Ultimately, the idea is to prevent any euthanization by having dogs well looked after and socialized, even within the shelter.
Measures already in place
No-kill principles are indicative of the care that Americans place in animals, and there are increasing levels of this shelter type nationally.
NPR estimate that there are now 14,000 shelters across the USA, catering for a total of 8 million animals.
A cursory Google search reveals approximately 20 within a reasonable radius of Champaign-Urbana.
More and more of these shelters are converting to the no-kill ethos in the aim of preserving the life of these animals.
Improvements for the future
Despite increasing levels of no-kill shelters, the ASPCA approximate that 26,000 dogs are euthanized in the USA every year.
This is partly because there simply aren’t the resources. Tackling this requires three things; awareness, time, and money.

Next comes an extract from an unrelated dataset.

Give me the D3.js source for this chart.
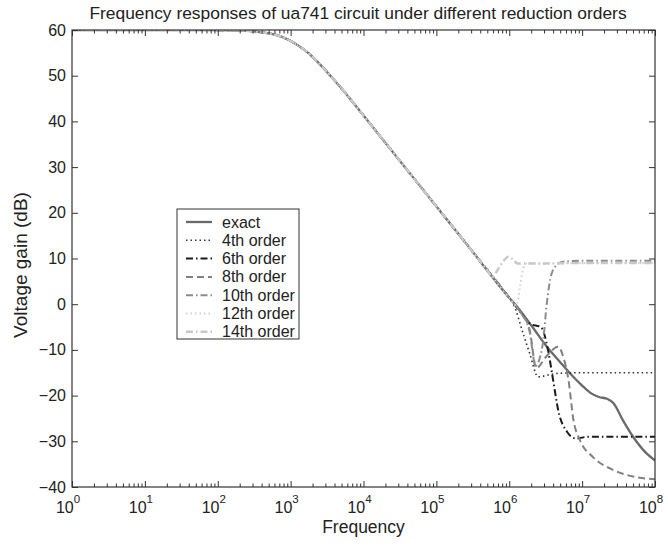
<!DOCTYPE html>
<html><head><meta charset="utf-8">
<script src="https://cdn.jsdelivr.net/npm/d3@7/dist/d3.min.js"></script>
<style>body{margin:0;background:#fff}svg{display:block}text{font-family:"Liberation Sans",Arial,sans-serif;fill:#222}</style>
</head><body><svg id="c" width="668" height="550"></svg>
<script>
// ---- data (frequency in Hz, gain in dB) ----
const title = "Frequency responses of ua741 circuit under different reduction orders";
const xLabel = "Frequency";
const yLabel = "Voltage gain (dB)";
const xTickExps = [0,1,2,3,4,5,6,7,8];
const yTicks = [-40,-30,-20,-10,0,10,20,30,40,50,60];
const seriesNames = ["exact","4th order","6th order","8th order","10th order","12th order","14th order"];

const exactF = [1,10,100,200,400,700,1000,1500,2000,3000,5000,1e4,3e4,1e5,3e5,1e6,1.2e6,2e6,3.2e6,5e6,6.8e6,1e7,1.3e7,1.7e7,2.2e7,2.7e7,3.6e7,5e7,7.6e7,1e8];
const exactG = [60,60,59.97,59.9,59.5,58.7,57.6,55.8,54.1,51.2,47.2,41.3,31.8,21.4,11.9,1.4,0,-4.6,-9.1,-12.7,-15.1,-17.8,-19.4,-20.3,-20.7,-21.7,-25.3,-29.0,-32.6,-34.2];

const o4F = [1,10,100,200,400,700,1000,1500,2000,3000,5000,1e4,3e4,1e5,3e5,1e6,1.12e6,1.55e6,1.9e6,2.5e6,3.6e6,5e6,1e7,1e8];
const o4G = [60,60,59.97,59.9,59.5,58.7,57.6,55.8,54.1,51.2,47.2,41.3,31.8,21.4,11.9,1.4,0.3,-6.4,-10.7,-15.9,-15.4,-15.1,-15.0,-15.0];

const o6F = [1,10,100,200,400,700,1000,1500,2000,3000,5000,1e4,3e4,1e5,3e5,1e6,1.4e6,1.9e6,2.75e6,3.4e6,4e6,4.7e6,6.2e6,8.3e6,1.2e7,1e8];
const o6G = [60,60,59.97,59.9,59.5,58.7,57.6,55.8,54.1,51.2,47.2,41.3,31.8,21.4,11.9,1.4,-1.6,-4.2,-5.1,-10.0,-16.6,-23.2,-27.9,-29.4,-29.0,-29.0];

const o8F = [1,10,100,200,400,700,1000,1500,2000,3000,5000,1e4,3e4,1e5,3e5,1e6,1.4e6,1.9e6,2.35e6,3.2e6,4.7e6,5.5e6,6.5e6,7.6e6,9.3e6,1.4e7,2.7e7,5e7,1e8];
const o8G = [60,60,59.97,59.9,59.5,58.7,57.6,55.8,54.1,51.2,47.2,41.3,31.8,21.4,11.9,1.4,-1.6,-5.5,-14.0,-11.5,-9.3,-11.5,-16.6,-25.3,-29.7,-33.4,-36.3,-37.7,-38.3];

const o10F = [1,10,100,200,400,700,1000,1500,2000,3000,5000,1e4,3e4,1e5,3e5,1e6,1.4e6,1.9e6,2.3e6,2.6e6,2.95e6,3.24e6,3.8e6,4.5e6,5.5e6,1e7,1e8];
const o10G = [60,60,59.97,59.9,59.5,58.7,57.6,55.8,54.1,51.2,47.2,41.3,31.8,21.4,11.9,1.4,-1.6,-6.0,-13.5,-12.0,-7.5,-0.5,6.6,8.6,9.3,9.5,9.5];

const o12F = [1,10,100,200,400,700,1000,1500,2000,3000,5000,1e4,3e4,1e5,3e5,1e6,1.26e6,1.41e6,1.55e6,1.8e6,3e6,1e7,1e8];
const o12G = [60,60,59.97,59.9,59.5,58.7,57.6,55.8,54.1,51.2,47.2,41.3,31.8,21.4,11.9,1.4,-0.3,4.0,7.8,9.0,8.9,9.0,9.0];

const o14F = [1,10,100,200,400,700,1000,1500,2000,3000,5000,1e4,3e4,1e5,3e5,5e5,5.9e5,7.1e5,8.5e5,9.8e5,1.15e6,1.3e6,2e6,1e7,1e8];
const o14G = [60,60,59.97,59.9,59.5,58.7,57.6,55.8,54.1,51.2,47.2,41.3,31.8,21.4,11.9,7.4,6.0,7.8,9.6,10.4,9.6,8.9,8.9,9.0,9.0];

// ---- styles ----
const styles = [
  {color:"#6a6a6a", width:2.3, dash:null},
  {color:"#333333", width:1.6, dash:"1.5,3"},
  {color:"#1a1a1a", width:2,   dash:"7,3,1.5,3"},
  {color:"#808080", width:2,   dash:"7,4"},
  {color:"#8c8c8c", width:2,   dash:"7,3,1.5,3"},
  {color:"#d2d2d2", width:2,   dash:"1.5,3"},
  {color:"#c8c8c8", width:2.4, dash:"7,3,1.5,3"}
];
const seriesF = [exactF,o4F,o6F,o8F,o10F,o12F,o14F];
const seriesG = [exactG,o4G,o6G,o8G,o10G,o12G,o14G];

const svg = d3.select("#c");
const L=72, R=655, T=30, B=487;
const x = d3.scaleLog().domain([1,1e8]).range([L,R]);
const y = d3.scaleLinear().domain([-40,60]).range([B,T]);
const axisCol = "#333";

svg.append("defs").append("clipPath").attr("id","clip")
  .append("rect").attr("x",L).attr("y",T).attr("width",R-L).attr("height",B-T);

// curves
const line = d3.line().x(d=>x(d[0])).y(d=>y(d[1])).curve(d3.curveMonotoneX);
const gC = svg.append("g").attr("clip-path","url(#clip)");
seriesF.forEach((fs,i)=>{
  const pts = fs.map((f,j)=>[f,seriesG[i][j]]);
  gC.append("path").attr("d",line(pts)).attr("fill","none")
    .attr("stroke",styles[i].color).attr("stroke-width",styles[i].width)
    .attr("stroke-dasharray",styles[i].dash).attr("stroke-linejoin","round");
});

// axes box with inward ticks
const gA = svg.append("g");
const majorLen=6, minorLen=3.5;
const minorVals=[];
for(const e of xTickExps.slice(0,-1)) for(const m of [2,3,4,5,6,7,8,9]) minorVals.push(m*Math.pow(10,e));
const majorVals = xTickExps.map(e=>Math.pow(10,e));
const axBot = d3.axisBottom(x).tickValues(majorVals).tickSize(-majorLen).tickFormat("");
const axBotMin = d3.axisBottom(x).tickValues(minorVals).tickSize(-minorLen).tickFormat("");
const axTop = d3.axisTop(x).tickValues(majorVals).tickSize(-majorLen).tickFormat("");
const axTopMin = d3.axisTop(x).tickValues(minorVals).tickSize(-minorLen).tickFormat("");
const axL = d3.axisLeft(y).tickValues(yTicks).tickSize(-majorLen).tickFormat("");
const axR = d3.axisRight(y).tickValues(yTicks).tickSize(-majorLen).tickFormat("");
[[axBot,`translate(0,${B})`],[axBotMin,`translate(0,${B})`],[axTop,`translate(0,${T})`],[axTopMin,`translate(0,${T})`],[axL,`translate(${L},0)`],[axR,`translate(${R},0)`]].forEach(([a,t])=>{
  const g = gA.append("g").attr("transform",t).call(a);
  g.select(".domain").remove();
  g.selectAll(".tick line").attr("stroke",axisCol).attr("stroke-width",1);
});
gA.append("rect").attr("x",L).attr("y",T).attr("width",R-L).attr("height",B-T)
  .attr("fill","none").attr("stroke",axisCol).attr("stroke-width",1.2);

// tick labels
yTicks.forEach(v=>{
  svg.append("text").attr("x",L-6).attr("y",y(v)+5.5).attr("text-anchor","end")
    .attr("font-size",16).text(v<0?"\u2212"+Math.abs(v):String(v));
});
xTickExps.forEach(e=>{
  const t = svg.append("text").attr("x",x(Math.pow(10,e))-4).attr("y",B+26).attr("text-anchor","middle").attr("font-size",16);
  t.append("tspan").text("10");
  t.append("tspan").attr("dy",-10).attr("font-size",11.5).text(String(e));
});

// titles
svg.append("text").attr("x",358).attr("y",19).attr("text-anchor","middle").attr("font-size",17.4).text(title);
svg.append("text").attr("x",(L+R)/2).attr("y",533).attr("text-anchor","middle").attr("font-size",17.5).text(xLabel);
svg.append("text").attr("transform",`translate(27,265) rotate(-90)`).attr("text-anchor","middle").attr("font-size",19).text(yLabel);

// legend
const lg = svg.append("g");
lg.append("rect").attr("x",177).attr("y",209).attr("width",122).attr("height",130)
  .attr("fill","#fff").attr("stroke",axisCol).attr("stroke-width",1);
seriesNames.forEach((n,i)=>{
  const yy = 222 + i*18.3;
  lg.append("line").attr("x1",186).attr("x2",212).attr("y1",yy).attr("y2",yy)
    .attr("stroke",styles[i].color).attr("stroke-width",styles[i].width).attr("stroke-dasharray",styles[i].dash);
  lg.append("text").attr("x",222).attr("y",yy+5.5).attr("font-size",16).text(n);
});
</script></body></html>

Many shelters will offer funds to adopting families to help them manage animal bills, which are often a little larger than normal due to the complex needs of previously homeless animals.
Still, donations and volunteering time are in short supply and will make a real difference in future years, especially for reuniting lost dogs with their owners, which is often a labor of love.
America is rife with homeless dogs and this is a reflection of the nation’s joy for furry friends. More than ever before, they are being helped, but more can be done.
Doing so will help civic and public priorities while making the lives of these dogs far happier.